The Sil-batta is a grinding stone that is used for grinding chutneys, dal (lentils) or anything to get a coarse paste. The stone was widely used in olden times for make chutneys, fresh spice mixes, batter for vadas (fried or steamed dumplings and more. Surprisingly, when I set out to hunt for this stone, it was one of the most difficult tasks. It seems the concept of grinding using a sil-batta is so outdated in current times as no store stocked it. When I did find it however, I paid almost thrice the amount for what one would have usually bought. The things one does for the love of food. 
Highly enthusiastic, I set out the following Sunday to make my first batch of Chutney using this wonderful creation. The exercise of grinding fresh green chutney on the sil-batta is a treat for the visual and olfactory senses and taste buds I would say.
The aromas released during the grinding process are heavenly. The earthiness of the coriander, the heat released by the garlic, the fresh citrusy notes of lemon, the herbal characters contributed by fresh mint and the punch given by garlic are something that cannot be experienced using the electric grinder. The olfactory senses seem to all get alive when you try and focus on each and every ingredient gradually releasing the aromas during the grinding process. 
Taste-wise, while it is true that the ingredients used will determine the flavours released – the different concentrations and their freshness, the flavours obtained by the traditional stone grinding process are incomparable to those using an electric blender.
Scientifically, Grinding helps release the volatile oils in the herbs and ingredients due to which the smell and taste factors are much more enhanced and pronounced. It is these oils that create the aromatic aura that liven by the senses.
While I admit it is a wonderful experience for the visual and olfactory senses, the exercise did test my arm muscles. However, the pain is worth having a bowl of beautiful freshly ground chutney that is robust in its flavour, colour and smell.

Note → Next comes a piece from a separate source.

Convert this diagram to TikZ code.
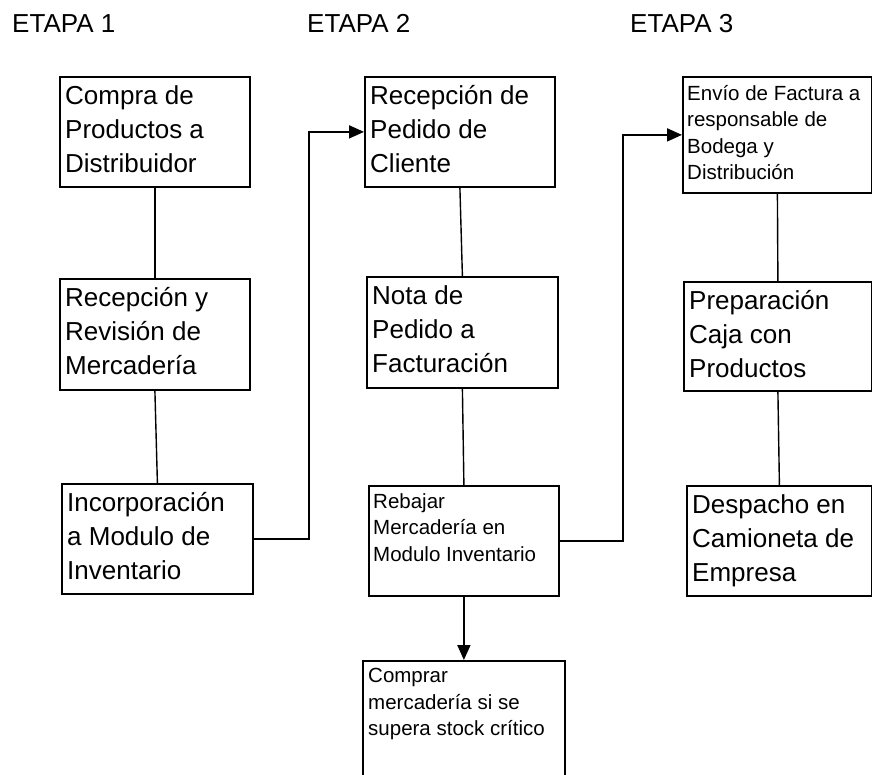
\documentclass[tikz,border=0pt]{standalone}
\usepackage{fontspec}
\setmainfont{Liberation Sans}
\usetikzlibrary{arrows.meta,positioning}
\tikzset{
  caja/.style={draw, line width=1.8pt, anchor=north west, inner sep=0pt,
    minimum width=190pt, minimum height=110pt},
  texto/.style={anchor=north west, inner sep=0pt, align=left,
    font=\fontsize{26}{34}\selectfont},
  textochico/.style={anchor=north west, inner sep=0pt, align=left,
    font=\fontsize{20.5}{26.5}\selectfont},
  etapa/.style={anchor=base west, inner sep=0pt, font=\fontsize{26}{30}\selectfont},
  union/.style={line width=1.4pt},
  flecha/.style={line width=1.8pt, -{Triangle[length=15pt,width=13pt]}}
}
\begin{document}
\begin{tikzpicture}[x=1pt,y=-1pt]
	\clip (0,0) rectangle (872,775);

	% etapas
	\node[etapa] (et1) at (12,33) {ETAPA 1};
	\node[etapa] (et2) at (307,33) {ETAPA 2};
	\node[etapa] (et3) at (630,33) {ETAPA 3};

	% etapa 1
	\node[caja] (compra) at (59,76) {};
	\node[caja, minimum height=111pt] (revision) at (59,278) {};
	\node[caja, minimum width=191pt] (incorp) at (61,483) {};
	\node[texto] (tcompra) at ([xshift=6pt,yshift=-9pt]compra.north west) {Compra de\\Productos a\\Distribuidor};
	\node[texto] (trevision) at ([xshift=6pt,yshift=-9pt]revision.north west) {Recepción y\\Revisión de\\Mercadería};
	\node[texto] (tincorp) at ([xshift=6pt,yshift=-9pt]incorp.north west) {Incorporación\\a Modulo de\\Inventario};

	% etapa 2
	\node[caja] (pedido) at (364,76) {};
	\node[caja, minimum width=191pt, minimum height=111pt] (nota) at (366,276) {};
	\node[caja] (rebajar) at (368,485) {};
	\node[caja, minimum width=202pt, minimum height=130pt] (comprar) at (362,660) {};
	\node[texto] (tpedido) at ([xshift=6pt,yshift=-9pt]pedido.north west) {Recepción de\\Pedido de\\Cliente};
	\node[texto] (tnota) at ([xshift=6pt,yshift=-9pt]nota.north west) {Nota de\\Pedido a\\Facturación};
	\node[textochico] (trebajar) at ([xshift=5pt,yshift=-8pt]rebajar.north west) {Rebajar\\Mercadería en\\Modulo Inventario};
	\node[textochico] (tcomprar) at ([xshift=6pt,yshift=-8pt]comprar.north west) {Comprar\\mercadería si se\\supera stock crítico};

	% etapa 3
	\node[caja, minimum width=189pt, minimum height=116pt] (envio) at (682,76) {};
	\node[caja, minimum width=188pt, minimum height=109pt] (caja) at (683,281) {};
	\node[caja, minimum width=185pt] (despacho) at (686,485) {};
	\node[textochico] (tenvio) at ([xshift=5pt,yshift=-9pt]envio.north west) {Envío de Factura a\\responsable de\\Bodega y\\Distribución};
	\node[texto] (tcaja) at ([xshift=6pt,yshift=-9pt]caja.north west) {Preparación\\Caja con\\Productos};
	\node[texto] (tdespacho) at ([xshift=6pt,yshift=-9pt]despacho.north west) {Despacho en\\Camioneta de\\Empresa};

	% uniones
	\draw[union] (compra.south) -- (revision.north);
	\draw[union] (revision.south) -- (incorp.north);
	\draw[union] (pedido.south) -- (nota.north);
	\draw[union] (nota.south) -- (rebajar.north);
	\draw[union] (envio.south) -- (caja.north);
	\draw[union] (caja.south) -- (despacho.north);

	% flechas
	\draw[flecha] (incorp.east) -- ++(55,0) |- (pedido.west);
	\draw[flecha] (rebajar.east) -- ++(63,0) |- (envio.west);
	\draw[flecha] (rebajar.south) -- (comprar.north);
\end{tikzpicture}
\end{document}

While everyone would have different takes on their chutney compositions, I have outlined a simple but abundant with flavour version of my chutney. Some people may like adding sugar to this blend but believe me, its best to have the ingredients shine in their natural flavour.

Spicy Coriander and Mint Chutney

Ingredients:

2 cups fresh coriander - leaves with stalks as the stalks are the main parts having the beautiful earthy flavour (it wouldn’t hut to grow some coriander on the window sill to be able to harvest it fresh whenever the need arises..Its pretty simple)

1 cup Fresh Mint leaves (Again, best when harvested from the window sill)

4-5 green chillies (the hot variety- believe me, it delivers the best flavour punch)
Juice of 1 large lemon

5-6 cloves freshly peeled garlic

Salt – just enough to enhance the taste (not drown the individual flavours)
                                             

Using the grinding stone, crush all the ingredients well except the lemon and salt. Add them at the end of the grinding process. A little sprinkling of water may be needed just to bring everything together as a paste but do not add more water (as one would normally do in a electric blender to make a smooth paste) to make a smooth paste. The whole idea is to have a rustic, a bit coarse blend to be able to experience the all the ingredients. Adding too much water will dilute the flavours and also, the chutney will blacken after a couple of days.  

Some versions also add freshly grated coconut to this mixture while others may add some roasted peanuts to add a nutty character but frankly, its best to have the fresh herbs speak for themselves in such a simple creation.

The above should give you one bowl of spicy Green chutney. 
  
While I do agree that the process may sound time consuming and tedious to some, its worth every bit of effort put into it. Many more variants of pastes, chutneys, dry spice mixes can be created using this humble tool.


Look forward to sharing more such traditional, high on flavour recipes in my further posts.